We surveyed the mock-town square with its singular ornamental lamppost, and noticed the other items left behind memorialized in bronze: a battered suitcase, a boot and broken reading glasses, a ratty-teddy bear, a smashed violin all scattered along the path to the stone wall. The three of us took our steps gently along the cobblestone walkway toward the memorial. Matt stopped halfway, as Vince and I continued on. When Vince and I could go no further, we stood in front of the stone wall and read the inscriptions to each other: “All of us children were crying for our parents…My little sister gave me a frail and knowing wave…Fear has never left me.” Matt from behind called to us, and we turned around. “Say something,” he urged. “Like what?” I asked. Then he directed one of us to come stand where he was standing, so I walked back and took Matt’s place as he joined Vince. There was a playful leap and a grasp and quick squeeze of Vince’s shoulders that I witnessed. Matt turned around and directed me to “listen.” He turned back around and faced the wall to hold Vince’s hand. I could hear their quieted conversation clearly, and then when they turned around to speak at the same volume, their voices dispersed to an unintelligible level. Then Vince took his turn listening, as Matt and I spoke into the wall.

I could deduce meaning from the acoustic and artistic design of the memorial, but it still wouldn’t explain that for that moment to have occurred it was our appropriate odd number of three, our shape of a slivered triangle that led to that discovery. It took one of us to be apart, to set out alone to encounter the moment, to then come back to tell the other two about it. Certainly, it’s conceivable that the discovery could happen with a larger group, but think of the pairs or trios, think of the noise, think of the multiple bodies scattered and chattering about the town hall, distorting that acoustic secret.

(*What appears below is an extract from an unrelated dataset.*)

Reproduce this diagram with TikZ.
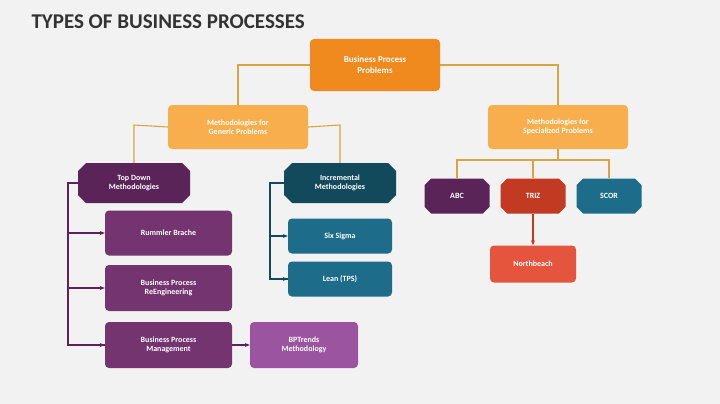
\documentclass[tikz,border=0pt]{standalone}
\usepackage{fontspec}
\setmainfont{Carlito}
\usetikzlibrary{shapes.misc,arrows.meta}
\definecolor{bg}{HTML}{F2F2F2}
\definecolor{otop}{HTML}{F08A1E}
\definecolor{olight}{HTML}{F8AE4C}
\definecolor{pdark}{HTML}{5A2458}
\definecolor{pmid}{HTML}{74346F}
\definecolor{plight}{HTML}{9B55A0}
\definecolor{tdark}{HTML}{124A5C}
\definecolor{tmid}{HTML}{1D6C8A}
\definecolor{rtriz}{HTML}{C23A22}
\definecolor{rnb}{HTML}{E5553D}
\definecolor{lnor}{HTML}{D9A441}
\begin{document}
\begin{tikzpicture}[x=1pt,y=-1pt,
 box/.style={rounded corners=4pt,text=white,font=\fontsize{8}{9.5}\selectfont\bfseries,align=center,inner sep=0pt},
 hdr/.style={chamfered rectangle,chamfered rectangle corners=all,chamfered rectangle xsep=4pt,chamfered rectangle ysep=4pt,text=white,font=\fontsize{8}{9.5}\selectfont\bfseries,align=center,inner sep=0pt},
 con/.style={line width=1.1pt},
 arr/.style={con,-{Stealth[length=5pt,width=4pt]}}]
\fill[bg] (0,0) rectangle (720,404);
\useasboundingbox (0,0) rectangle (720,404);
\node[anchor=west,font=\fontsize{21}{24}\selectfont\bfseries,text=black!80] (title) at (28,22) {TYPES OF BUSINESS PROCESSES};
% level 0
\node[box,fill=otop,minimum width=130pt,minimum height=52pt,font=\fontsize{9}{11}\selectfont\bfseries] (top) at (375,65) {Business Process\\Problems};
\node[box,fill=olight,minimum width=140pt,minimum height=44pt] (gen) at (238,127) {Methodologies for\\Generic Problems};
\node[box,fill=olight,minimum width=140pt,minimum height=44pt] (spe) at (558,127) {Methodologies for\\Specialized Problems};
\draw[con,lnor] (top.west) -| (gen.north);
\draw[con,lnor] (top.east) -| (spe.north);
% left subtree
\node[hdr,fill=pdark,minimum width=112pt,minimum height=40pt] (td) at (134,183) {Top Down\\Methodologies};
\node[hdr,fill=tdark,minimum width=112pt,minimum height=40pt] (inc) at (340,183) {Incremental\\Methodologies};
\coordinate (gl) at (134,125); \coordinate (gr) at (340,125);
\draw[con,lnor] (gen.west) -- (gl) -- (td.north);
\draw[con,lnor] (gen.east) -- (gr) -- (inc.north);
\node[box,fill=pmid,minimum width=127pt,minimum height=45pt] (rb) at (168.5,233) {Rummler Brache};
\node[box,fill=pmid,minimum width=127pt,minimum height=46pt] (bpr) at (168.5,288) {Business Process\\ReEngineering};
\node[box,fill=pmid,minimum width=127pt,minimum height=46pt] (bpm) at (168.5,345) {Business Process\\Management};
\node[box,fill=plight,minimum width=108pt,minimum height=46pt] (bpt) at (304,345) {BPTrends\\Methodology};
\coordinate (tdl) at (68,183);
\draw[con,pdark] (td.west) -- (tdl) |- (bpm.west);
\draw[arr,pdark] (tdl) |- (rb.west);
\draw[arr,pdark] (tdl) |- (bpr.west);
\draw[arr,pdark] (68,340) |- (bpm.west);
\draw[arr,pdark] (bpm.east) -- (bpt.west);
\node[box,fill=tmid,minimum width=104pt,minimum height=35pt] (six) at (340,236) {Six Sigma};
\node[box,fill=tmid,minimum width=104pt,minimum height=35pt] (lean) at (340,279) {Lean (TPS)};
\coordinate (incl) at (270,183);
\draw[con,tdark] (inc.west) -- (incl) |- (lean.west);
\draw[arr,tdark] (incl) |- (six.west);
\draw[arr,tdark] (270,275) |- (lean.west);
% right subtree
\node[hdr,fill=pdark,minimum width=65pt,minimum height=35pt] (abc) at (457,196) {ABC};
\node[hdr,fill=rtriz,minimum width=65pt,minimum height=35pt] (triz) at (533,196) {TRIZ};
\node[hdr,fill=tmid,minimum width=65pt,minimum height=35pt] (scor) at (609,196) {SCOR};
\coordinate (sp) at (558,160);
\draw[con,lnor] (spe.south) -- (sp);
\draw[con,lnor] (abc.north) |- (sp) -| (scor.north);
\draw[con,lnor] (triz.north) |- (sp);
\node[box,fill=rnb,minimum width=86pt,minimum height=37pt] (nb) at (533,264) {Northbeach};
\draw[arr,rtriz] (triz.south) -- (nb.north);
\end{tikzpicture}
\end{document}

It could be argued that the wall is the ceiling, that your voice is only ever understood in the context of history, facing it, acknowledging it.

The idea for the memorial was first conceived in 1994 by a local group of Holocaust survivors. In 1995, the City of Portland designated a site in Washington Park for the project and the Oregon Holocaust Memorial Coalition (OHMC) was formed. Owned by the American Jewish Committee, designed by Atlas Landscape Architecture and contracted by Walsh Construction Company, the Oregon Holocaust Memorial was dedicated on August 29, 2004.

The City of Portland describes the site as “…a stone bench adorned with wrought-iron gating, screened from the street by rhododendron bushes. The bench sits behind a circular, cobblestoned area - simulating a town square. During the Holocaust, many Jewish families were gathered in town squares before being loaded onto trains and taken to concentration camps. The square contains scattered bronzes of shoes, glasses, a suitcase, and other items to represent everyday objects that were left behind. A European-style, cobblestone walkway with inlaid granite bars, simulating railroad tracks, leads to a wall of history panels - giant, stone placards that offer a brief history of the Holocaust and quotes from Holocaust survivors. At the end of the wall is the soil vault panel. Buried below the panel are interred soil and ash from six killing-center camps of the Holocaust - Chelmno, Treblinka, Sobibor, Belzec, Majdanek, and Auschwitz-Birkenau. The back of the wall is engraved with the names of people who died in the camps, followed by the names of their surviving relatives in Oregon and SW Washington.”